When people ask what influences me, in some ways it's easier to ask on specific projects. If I was talking about UBER, I've talked about how Garth Ennis is a very clear influence there and Anthony Beevor Stalingrad, Berlin they were kind of amazing pieces of nonfiction. I'm very much somebody who looks for a job and tries to work out what tools are appropriate.


That said, Shelly Bond completely nailed it. She was the only person who nailed me early in my career and many people still don't realize this, is that in terms of the person who I'm most like in comics is Pete Milligan. Partially because Milligan hasn’t quite the profile that his peers got, but the kind of slightly playful, culture mash of him and also the queerness in the world. That’s very me as well.


RYAN: Okay, and then if you could write one book for the rest of your career, what would it be?


KIERON: That sounds like a threat. Hahaha.


What I would love is something like CRIMINAL. I don't want to write CRIMINAL but what I love about it is that it allows Ed and Sean to just follow their instincts, it's so good. I know Ed and Sean personally now, but I knew them first through their work. Not to tell anybody that they are a direct influence on me, but I look at them and I'm in awe of how they put together the story so elegantly. Because I'm a mess. I'm somebody who's very formal in my technique, but I'm also like a spaghetti armed monster just flailing around. There's a kind of fun, nervous and twitchy energy to my stuff. Whilst with Ed and Sean, you're in such safe hands. They have the confidence of going for the story for it to come through so clearly.


But in a real way that kind of says something about it. I used to be a video game critic, but that was my 20s so I was allowed to be more awful and arrogant. Each writer on the magazine had a bio and they had one sentence saying what they are specialists in. You have to try to make people believe that we knew anything. We had a specialist in arcade games, specialist in first-person shooters, and my specialist was "specialist at literally everything ever" which of course was a joke. Also, I had a very playful tongue-in-cheek arrogance character back then.


But most importantly, I never wanted to be pigeonholed. The idea of just playing one type of game and having to judge them all would have just broken my heart and driven me out. My whole thing was always to be a generalist, always be able to be about widest possible definition of things - so the idea of literally doing one book for the rest of my life is like hell, hahaha. It's just not how my kind of creativity works.

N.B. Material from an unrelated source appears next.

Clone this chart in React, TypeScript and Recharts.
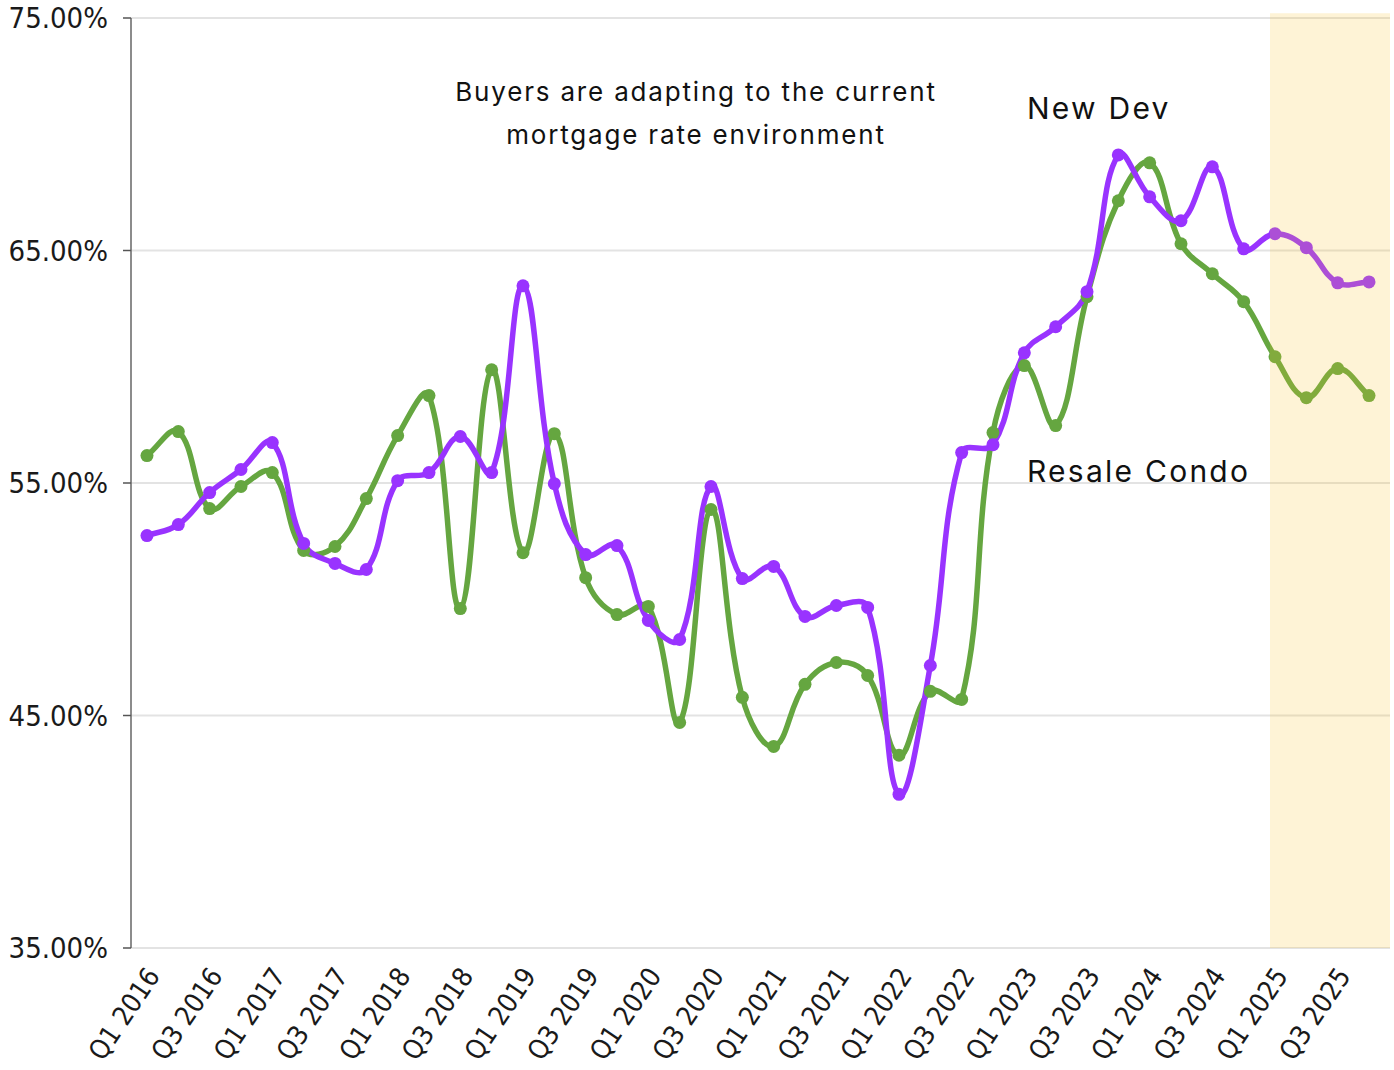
import { LineChart, Line, XAxis, YAxis, CartesianGrid, ReferenceArea } from 'recharts';

const quarters = [
    'Q1 2016', 'Q2 2016', 'Q3 2016', 'Q4 2016',
    'Q1 2017', 'Q2 2017', 'Q3 2017', 'Q4 2017',
    'Q1 2018', 'Q2 2018', 'Q3 2018', 'Q4 2018',
    'Q1 2019', 'Q2 2019', 'Q3 2019', 'Q4 2019',
    'Q1 2020', 'Q2 2020', 'Q3 2020', 'Q4 2020',
    'Q1 2021', 'Q2 2021', 'Q3 2021', 'Q4 2021',
    'Q1 2022', 'Q2 2022', 'Q3 2022', 'Q4 2022',
    'Q1 2023', 'Q2 2023', 'Q3 2023', 'Q4 2023',
    'Q1 2024', 'Q2 2024', 'Q3 2024', 'Q4 2024',
    'Q1 2025', 'Q2 2025', 'Q3 2025', 'Q4 2025'
];

const resaleCondo = [
    56.18, 57.21, 53.9, 54.85, 55.45, 52.1, 52.27, 54.33,
    57.04, 58.76, 49.6, 59.87, 52.0, 57.12, 50.93, 49.34,
    49.69, 44.7, 53.86, 45.78, 43.67, 46.34, 47.28, 46.72,
    43.29, 46.04, 45.69, 57.17, 60.05, 57.47, 63.01, 67.14,
    68.77, 65.29, 64.0, 62.8, 60.43, 58.67, 59.92, 58.76
];

const newDev = [
    52.74, 53.21, 54.59, 55.58, 56.74, 52.4, 51.54, 51.28,
    55.1, 55.45, 57.0, 55.45, 63.48, 54.97, 51.92, 52.31,
    49.09, 48.27, 54.85, 50.89, 51.41, 49.26, 49.73, 49.65,
    41.61, 47.15, 56.31, 56.65, 60.6, 61.72, 63.23, 69.11,
    67.31, 66.28, 68.6, 65.07, 65.72, 65.12, 63.61, 63.65
];

const yTicks = [35, 45, 55, 65, 75];
const xTicks = quarters.map((_, i) => i).filter((i) => i % 2 === 0);

// first forecast quarter
const forecastStart = quarters.indexOf('Q1 2025');

const rows = quarters.map((q, i) => ({
    idx: i,
    quarter: q,
    resale: resaleCondo[i],
    newDev: newDev[i]
}));

const GREEN = '#65A640';
const PURPLE = '#9933FF';
const AXIS_FONT = '"DejaVu Sans Condensed", "DejaVu Sans", sans-serif';
const LABEL_FONT = 'Inter, "Noto Sans", sans-serif';

// spline through every point, tension 0.4 (weighted by segment length)
const TENSION = 0.4;
const splineCurve = (context: any) => {
    let pts: { x: number; y: number }[] = [];
    return {
        areaStart() {},
        areaEnd() {},
        lineStart() {
            pts = [];
        },
        point(x: number, y: number) {
            pts.push({ x: +x, y: +y });
        },
        lineEnd() {
            const n = pts.length;
            if (!n) return;
            const cps = pts.map((cur, i) => {
                const prev = pts[i - 1] || cur;
                const next = pts[i + 1] || cur;
                const d01 = Math.hypot(cur.x - prev.x, cur.y - prev.y);
                const d12 = Math.hypot(next.x - cur.x, next.y - cur.y);
                const sum = d01 + d12;
                const fa = sum ? (TENSION * d01) / sum : 0;
                const fb = sum ? (TENSION * d12) / sum : 0;
                return {
                    inX: cur.x - fa * (next.x - prev.x),
                    inY: cur.y - fa * (next.y - prev.y),
                    outX: cur.x + fb * (next.x - prev.x),
                    outY: cur.y + fb * (next.y - prev.y)
                };
            });
            context.moveTo(pts[0].x, pts[0].y);
            for (let i = 1; i < n; i++) {
                context.bezierCurveTo(
                    cps[i - 1].outX, cps[i - 1].outY,
                    cps[i].inX, cps[i].inY,
                    pts[i].x, pts[i].y
                );
            }
        }
    };
};

const QuarterTick = ({ x, y, payload }: any) => {
    const tx = x + 14;
    const ty = y + 28;
    return (
        <text
            x={tx}
            y={ty}
            transform={`rotate(-56 ${tx} ${ty})`}
            textAnchor="end"
            fontSize={27}
            fontFamily={AXIS_FONT}
            fill="#1a1a1a"
        >
            {quarters[payload.value]}
        </text>
    );
};

const noteStyle: React.CSSProperties = {
    position: 'absolute',
    fontFamily: LABEL_FONT,
    color: '#111',
    whiteSpace: 'nowrap',
    letterSpacing: '0.075em'
};

const App = () => (
    <div style={{ position: 'absolute', left: 0, top: 0, width: 1394, height: 1070, background: '#fff' }}>
        <LineChart width={1394} height={1070} data={rows} margin={{ top: 18, right: 4, bottom: 0, left: 0 }}>
            <CartesianGrid vertical={false} stroke="#e3e3e3" strokeWidth={2} />
            <XAxis
                type="number"
                dataKey="idx"
                domain={[-0.51, 39.67]}
                allowDataOverflow
                ticks={xTicks}
                interval={0}
                height={122}
                tick={<QuarterTick />}
                tickLine={false}
                tickSize={0}
                tickMargin={0}
                axisLine={{ stroke: '#e3e3e3', strokeWidth: 2 }}
            />
            <YAxis
                domain={[35, 75]}
                ticks={yTicks}
                width={131}
                tickFormatter={(v: number) => `${v.toFixed(2)}%`}
                axisLine={{ stroke: '#666', strokeWidth: 1.5 }}
                tickLine={{ stroke: '#555', strokeWidth: 1.5 }}
                tickSize={8}
                tickMargin={15}
                tick={{ fontSize: 29, fill: '#1a1a1a', fontFamily: AXIS_FONT }}
            />
            <Line
                dataKey="resale"
                type={splineCurve as any}
                stroke={GREEN}
                strokeWidth={5.5}
                dot={{ r: 6.5, fill: GREEN, stroke: 'none' }}
                activeDot={false}
                isAnimationActive={false}
            />
            <Line
                dataKey="newDev"
                type={splineCurve as any}
                stroke={PURPLE}
                strokeWidth={5.5}
                dot={{ r: 6.5, fill: PURPLE, stroke: 'none' }}
                activeDot={false}
                isAnimationActive={false}
            />
            {/* forecast band sits over the lines */}
            <ReferenceArea
                x1={forecastStart - 0.16}
                x2={39.67}
                y1={35}
                y2={75.2}
                ifOverflow="visible"
                fill="#FAC332"
                fillOpacity={0.2}
                stroke="none"
                zIndex={1000}
            />
        </LineChart>
        <div style={{ ...noteStyle, left: 396, top: 70, width: 600, textAlign: 'center', fontSize: 26, lineHeight: '43px', letterSpacing: '0.07em' }}>
            Buyers are adapting to the current
            <br />
            mortgage rate environment
        </div>
        <div style={{ ...noteStyle, left: 1027, top: 93, fontSize: 30, lineHeight: '30px' }}>New Dev</div>
        <div style={{ ...noteStyle, left: 1027, top: 456, fontSize: 30, lineHeight: '30px' }}>Resale Condo</div>
    </div>
);

export default App;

However , it would have to be something like PHONOGRAM or DIE I guess.


The thing about PHONOGRAM was, it was designed to stretch according to my interests. There were some PHONOGRAM stories I wanted to do set in the 19th century. There was one that was said about 50 years in a single night club. And otherwise, it's about social study across 50 years. It's the voice which isn't really one story per se but a book that allows you to look at a variety of things you find interesting


So, PHONOGRAM and to be honest I know I said I knew the end of DIE, but DIE is unique in terms of my books. I know it has room for a sequel. In other words, DIE is a big enough concept that I could just go back and do my little meta fantasy stories forever. Which is quite cool.


RYAN: All right cool. So my last question is kind of to talk about just where the industry is right now, in such a state of uncertainty. I know you said yourself, you're still writing and your books are still going on as they were before. What's your opinion on the state of the industry as it is right now with the uncertainty and with no concrete answers except to "just keep working to all the writers and artists"?



KIERON: The "just keep working" is kind of different depending on the people. Some people are being told to stop working, some people haven't. Like you said, the uncertainties are big. To be honest, uncertainty is something which is utterly against human peace of mind. It is also something we're gonna have to live with. I distrust anybody who thinks they know what's going to happen on the other side of this. There comes a time where you have to step back and take a deep breath and go, "Okay, We don't know what's going to happen".


All we know is, we're in this gap we have to look after each other. I've seen a lot of like creators trying to do things and support shops. People trying to support publishers, people trying to support each other. Especially if your friends are in need look at them. So many people are aware. Shops which do mail orders, it's an order from your local shop, all those kinds of things to help your community. I think that's kind of where we are, in that we're kind of in triage right now emotionally.


I distrust anybody who's got any clear predictions on what's going to happen at the other side of this. At the same time I'll make some predictions. I think there will be some significant changes. I just hope we don't lose any of the many utterly irreplaceable things in the industry. That's the kind of way of putting it. As I said, in my case, my books sell well, so if there is a comic industry in existence, there'll be someone who publishes them. If the entire industry collapsed somehow, we would sell them online or whatever or do it as a webcomic.


I'm trying to avoid thinking about any alternative tactics until we're there. You have your ideas, but I think just looking after each other is the most important thing right now. Everything about this is awful, but at the same time you're seeing so many real acts of human kindness to each other. Sometimes we get very antsy with it, just look how angry Twitter's getting. We're all trapped in the same room, it's awful. At the same time there are positives, the emotional, the humanity's ability to try to care for each other, that's what I'm hoping we're going to see more of.


I mean, the #creatorsforcomics auctions that have just ended? They were an amazing thing to see, in terms of comics folks auctioning things to raise money for book shop support charity BINCs? That was great to see, and I hope that’s the sort of community works we see more of. And a great charity to donate to, if anyone wants to do something to support book shops during the crisis.